Too many coincidences
Those in Abe's inner circle all decline to attach any meaning to the date. "We did not time it to coincide with the Kishi cabinet's resignation," a person close to Abe said of the vote. But speculation persists that Abe picked July 15 specifically to avenge his grandfather's political defeat. There have been other instance like this.
"I feel a specially strong connection to Chile that I was given the honor to come here exactly 55 years after my grandfather, Nobusuke Kishi, visited your country for the first time as prime minister," Abe said on July 31, 2014.
The comment to reporters followed his meeting with President Michelle Bachelet in the capital, Santiago. Kishi had a summit with the Chilean leader on the same date in 1959. Japan's foreign ministry officials said it was "pure coincidence," but Abe clearly felt strong emotions for his Chilean visit.
Another important date for Abe was May 15, when the government submitted the national security bills to the Diet. Shintaro Abe, Abe's father and a former foreign minister, had died exactly 24 years before. Right after the submission of the bills, the prime minister attended a memorial for his father at the Japan National Press Club in Tokyo.

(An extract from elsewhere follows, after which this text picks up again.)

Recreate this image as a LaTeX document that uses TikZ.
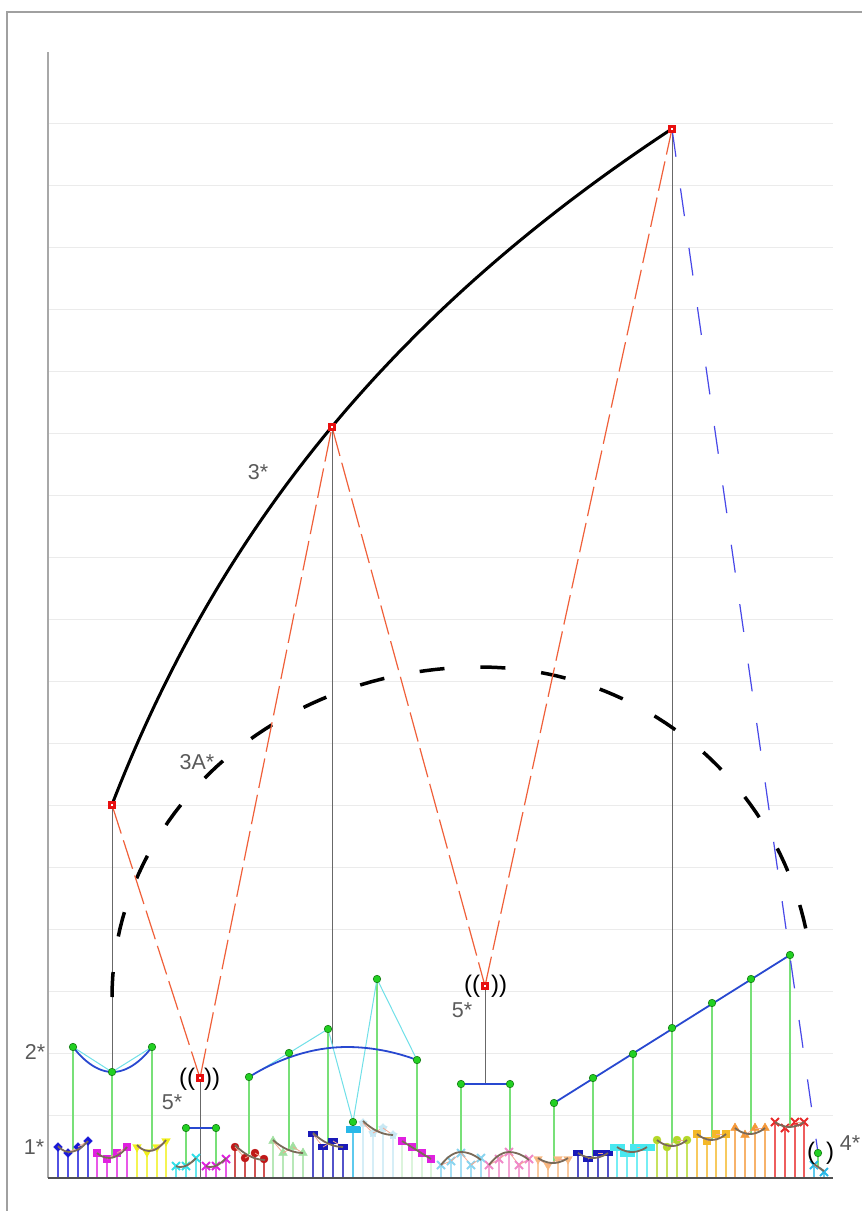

"I thought, 'We must strengthen the Japan-U.S. alliance,' while I was visiting the U.S. with my father," Abe noted during the event.
An expert panel on national security laws produced a report May 15, 2014, paving the way for Abe's cabinet to reinterpret Japan's pacifist charter to allow the country to exercise its right to collective self-defense.
Next on the calendar
All these "happenstances" make it difficult to dismiss the possibility that Abe looks at significant dates for his grandfather and father when considering his political moves.
Expectations are building for his upcoming commentary on the 70th anniversary of the end of World War II. It may be notable that the prime minister's grandfather died in 1987 -- on Aug. 7.